Kawa to nieodłączny element poranka dla wielu Polaków. Jednak proces przygotowania kawy może być czasochłonny, zwłaszcza jeśli mówimy o metodzie zimnego parzenia, która wymaga moczenia fusów przez 24 godziny. Chociaż efektem jest intensywny i aromatyczny napar, to oczekiwanie cały dzień na orzeźwiający napój może zniechęcić.
Parzenie kawy po nowemu
W 2022 roku niemieccy naukowcy zastosowali pulsujące lasery, aby skrócić czas parzenia kawy na zimno do kilku minut. Niestety, ta metoda już na wstępie okazała się wysoce niepraktyczna. Wymaga ona specjalistycznego sprzętu, co uniemożliwia jej zastosowanie w domowych warunkach.
Australijski zespół z Uniwersytetu Nowej Południowej Walii poszedł o krok dalej i opracował alternatywne rozwiązanie. Do przyspieszenia parzenia kawy wykorzystał… ultradźwięki.
Kawę zaparzą… ultradźwięki
Inżynierowie z UNSW stworzyli „opatentowany system transmisji dźwięku”, który wykorzystuje przetwornik skupiający fale dźwiękowe o częstotliwości 38,8 kHz do parzenia kawy.
Ultradźwięki przyspieszają ekstrakcję kawy poprzez kawitację akustyczną. Mikrostrumienie generowane przez zapadające się pęcherzyki akustyczne rozbijają zmieloną kawę, w efekcie intensyfikując jej smak oraz aromat. Dzięki temu czas parzenia skraca się z 12–24 godzin do mniej niż trzech minut!

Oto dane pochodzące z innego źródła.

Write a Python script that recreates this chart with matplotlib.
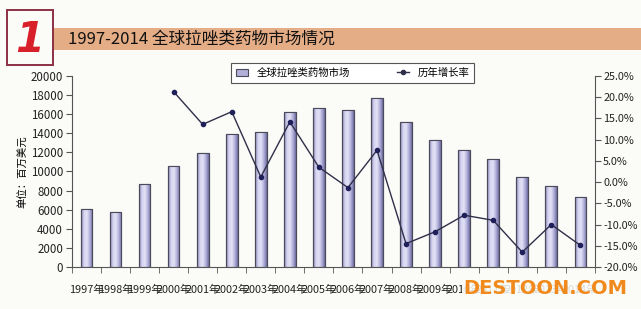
import matplotlib.pyplot as plt
import numpy as np
from matplotlib.colors import LinearSegmentedColormap
from matplotlib.patches import Rectangle
from matplotlib.lines import Line2D

plt.rcParams['font.family'] = ['Noto Sans CJK SC', 'DejaVu Sans']

years = ['1997年', '1998年', '1999年', '2000年', '2001年', '2002年', '2003年', '2004年', '2005年',
         '2006年', '2007年', '2008年', '2009年', '2010年', '2011年', '2012年', '2013年', '2014年']
market = [6100, 5800, 8650, 10550, 11950, 13950, 14100, 16200, 16700,
          16450, 17700, 15200, 13350, 12300, 11300, 9450, 8450, 7300]
growth_years = years[3:]
growth = [21.3, 13.6, 16.6, 1.2, 14.2, 3.5, -1.3, 7.5, -14.5,
          -11.7, -7.8, -9.0, -16.5, -10.0, -14.9]

bg = '#fbfbf8'
fig = plt.figure(figsize=(6.41, 3.09), dpi=100, facecolor=bg)
ax = fig.add_axes([0.1123, 0.136, 0.8157, 0.618], facecolor=bg)

x = np.arange(len(years))
width = 0.4
bars = ax.bar(x, market, width, color='#b2b0da', edgecolor='#4a4a5a', linewidth=0.8, zorder=2)

# cylinder-like shading on each bar
cmap = LinearSegmentedColormap.from_list('cyl', ['#7f7db0', '#d6d4f0', '#e4e2f6', '#b2b0da', '#6f6da0'])
grad = np.linspace(0, 1, 64).reshape(1, -1)
for b in bars:
    im = ax.imshow(grad, extent=[b.get_x(), b.get_x() + b.get_width(), 0, b.get_height()],
                   aspect='auto', cmap=cmap, zorder=2.5)
    im.set_clip_path(b)
    ax.add_patch(Rectangle((b.get_x(), 0), b.get_width(), b.get_height(), fill=False,
                           edgecolor='#4a4a5a', linewidth=0.8, zorder=3))

ax.set_xlim(-0.5, len(years) - 0.5)
ax.set_ylim(0, 20000)
ax.set_yticks(np.arange(0, 20001, 2000))
ax.set_xticks(x, years)
ax.set_xticks(np.arange(-0.5, len(years), 1), minor=True)
ax.tick_params(axis='x', which='major', length=0, pad=13, labelsize=7.8, colors='#222222')
ax.tick_params(axis='x', which='minor', length=4, color='#555555')
ax.tick_params(axis='y', length=4, pad=2.5, labelsize=8.3, colors='#222222', color='#555555')
for s in ['top', 'right']:
    ax.spines[s].set_visible(False)
for s in ['left', 'bottom']:
    ax.spines[s].set_color('#555555')
ax.set_ylabel('单位：百万美元', fontsize=7.5, labelpad=2)

ax2 = ax.twinx()
gx = x[3:]
ax2.plot(gx, growth, color='#2f2f4a', linewidth=1.0, marker='o', markersize=3,
         markerfacecolor='#1f1f5a', markeredgecolor='#1f1f5a', zorder=4)
ax2.set_ylim(-20, 25)
ax2.set_yticks(np.arange(-20, 25.1, 5))
ax2.set_yticklabels([f'{v:.1f}%' for v in np.arange(-20, 25.1, 5)])
ax2.tick_params(axis='y', length=4, pad=2, labelsize=7.8, colors='#222222', color='#555555')
for s in ['top', 'left', 'bottom']:
    ax2.spines[s].set_visible(False)
ax2.spines['right'].set_color('#555555')

handles = [Rectangle((0, 0), 1, 1, facecolor='#b2b0da', edgecolor='#4a4a5a', linewidth=0.8),
           Line2D([], [], color='#2f2f4a', marker='o', markersize=3, linewidth=1.0)]
leg = fig.legend(handles, ['全球拉唑类药物市场', '历年增长率'], ncol=2, loc='center',
                 bbox_to_anchor=(0.55, 0.764), fontsize=7.5, frameon=True, fancybox=False,
                 edgecolor='#555555', framealpha=1, handlelength=1.2, handleheight=0.7,
                 columnspacing=4.5, borderpad=0.45)
leg.get_frame().set_linewidth(0.8)

# title band and number box
fig.patches.append(Rectangle((53 / 641, 1 - 50 / 309), 588 / 641, 22 / 309, transform=fig.transFigure,
                             facecolor='#e5ad86', edgecolor='none'))
fig.patches.append(Rectangle((7 / 641, 1 - 65 / 309), 46 / 641, 55 / 309, transform=fig.transFigure,
                             facecolor=bg, edgecolor='#8c3044', linewidth=1.4))
fig.text(30 / 641, 1 - 40 / 309, '1', color='#d8202a', fontsize=30, fontweight='bold', style='italic',
         ha='center', va='center', family='DejaVu Sans')
fig.text(68 / 641, 1 - 39 / 309, '1997-2014 全球拉唑类药物市场情况', fontsize=12, color='#111111',
         ha='left', va='center')

# watermark
fig.text(627 / 641, 1 - 288 / 309, 'DESTOON.COM', fontsize=14, fontweight='bold', color='#f08a1c',
         ha='right', va='center', family='DejaVu Sans',
         bbox=dict(facecolor=bg, edgecolor='none', pad=1, alpha=0.85))

plt.savefig('out.png', dpi=100, facecolor=bg)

Smakuje podobnie jak parzona tradycyjnie
Badania nad smakiem przeprowadzone we współpracy z Uniwersytetem w Queensland wykazały, że ultradźwiękowo parzona kawa ma profil smakowy zbliżony do tradycyjnego zimnego naparu lub espresso. Dodatkowo zespół badaczy odkrył, że mniejsze ilości kawy w koszyku dają lepsze wyniki ekstrakcji i wyższe stężenie kofeiny. Co więcej, ta technologia może być używana także do parzenia herbaty.
Dr Trujillo z UNSW stwierdził, że nowa filozofia parzenia kawy i herbaty może być wkrótce powszechnie dostępna dla konsumentów i umożliwić im przygotowanie ultradźwiękowego naparu w kilka minut, gdziekolwiek tylko zechcą.